SUPPLIED DATA
>>>>>
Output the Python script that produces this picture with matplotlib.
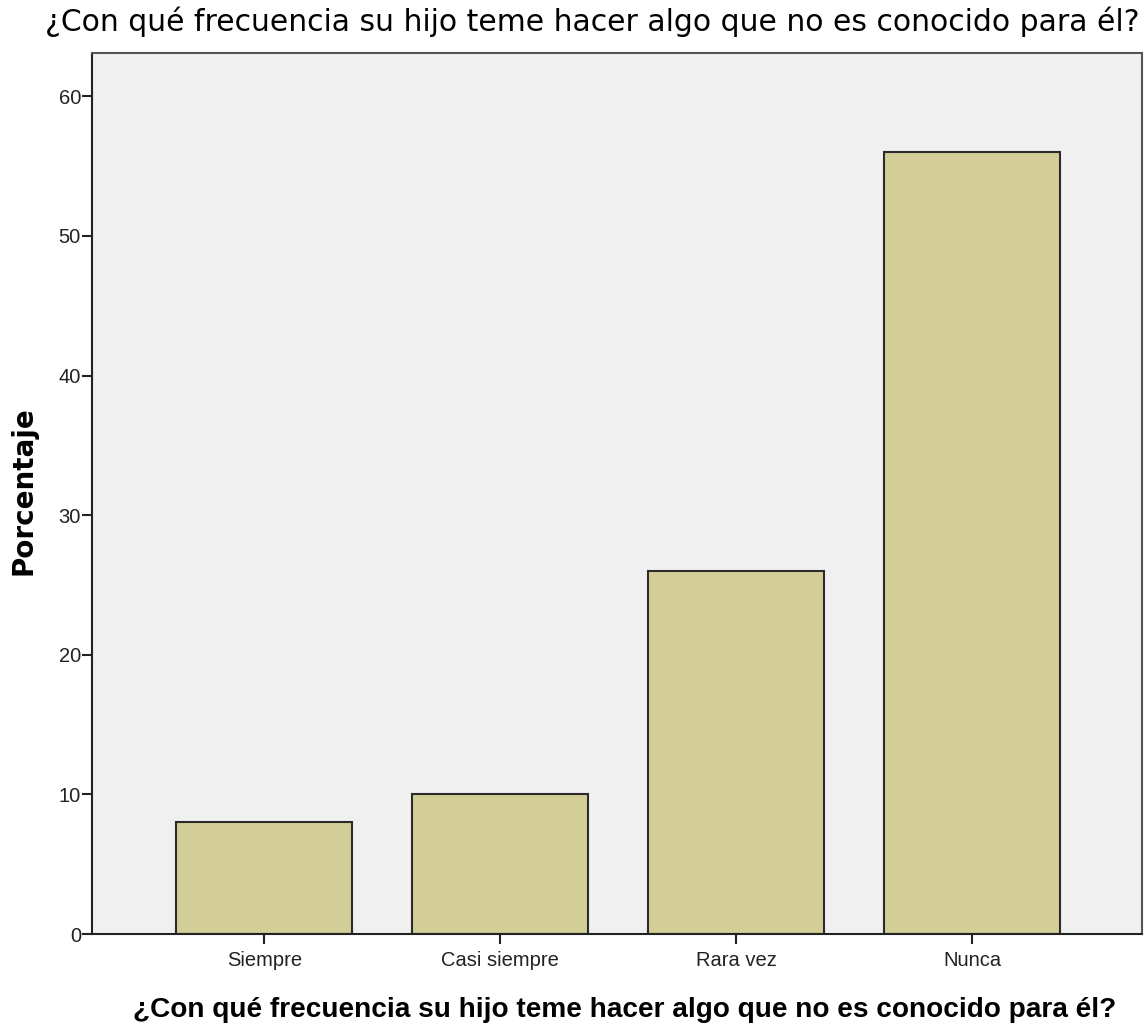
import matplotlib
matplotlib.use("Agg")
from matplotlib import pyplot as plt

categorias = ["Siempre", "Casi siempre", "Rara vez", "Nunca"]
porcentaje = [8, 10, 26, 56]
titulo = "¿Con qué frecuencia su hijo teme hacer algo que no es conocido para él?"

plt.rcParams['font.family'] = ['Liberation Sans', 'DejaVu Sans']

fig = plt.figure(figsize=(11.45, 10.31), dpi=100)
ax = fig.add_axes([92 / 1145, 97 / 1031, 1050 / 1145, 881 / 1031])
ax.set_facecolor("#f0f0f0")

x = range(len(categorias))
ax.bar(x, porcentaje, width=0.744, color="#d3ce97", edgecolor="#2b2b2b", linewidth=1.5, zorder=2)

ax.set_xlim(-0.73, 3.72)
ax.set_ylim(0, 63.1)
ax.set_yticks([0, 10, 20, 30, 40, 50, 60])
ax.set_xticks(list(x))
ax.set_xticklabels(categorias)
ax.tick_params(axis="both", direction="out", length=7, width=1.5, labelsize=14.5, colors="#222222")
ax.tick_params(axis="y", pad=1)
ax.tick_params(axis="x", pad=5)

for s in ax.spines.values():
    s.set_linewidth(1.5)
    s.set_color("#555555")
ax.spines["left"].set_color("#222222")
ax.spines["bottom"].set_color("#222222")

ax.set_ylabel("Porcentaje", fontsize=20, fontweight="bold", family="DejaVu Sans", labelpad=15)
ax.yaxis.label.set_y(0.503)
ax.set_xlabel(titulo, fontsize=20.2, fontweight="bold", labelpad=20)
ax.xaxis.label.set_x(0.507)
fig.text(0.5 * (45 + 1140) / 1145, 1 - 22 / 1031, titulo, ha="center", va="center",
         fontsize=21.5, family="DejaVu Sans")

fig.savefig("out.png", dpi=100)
<<<<<
From the top of the listing above, repeat each line exactly until you reach the line containing "plt.rcParams['font.family'] = ['Liberation", and repeat that one too. Leave the pictures out.

RESPONSE TO THIS TASK
Output the Python script that produces this picture with matplotlib.
import matplotlib
matplotlib.use("Agg")
from matplotlib import pyplot as plt

categorias = ["Siempre", "Casi siempre", "Rara vez", "Nunca"]
porcentaje = [8, 10, 26, 56]
titulo = "¿Con qué frecuencia su hijo teme hacer algo que no es conocido para él?"

plt.rcParams['font.family'] = ['Liberation Sans', 'DejaVu Sans']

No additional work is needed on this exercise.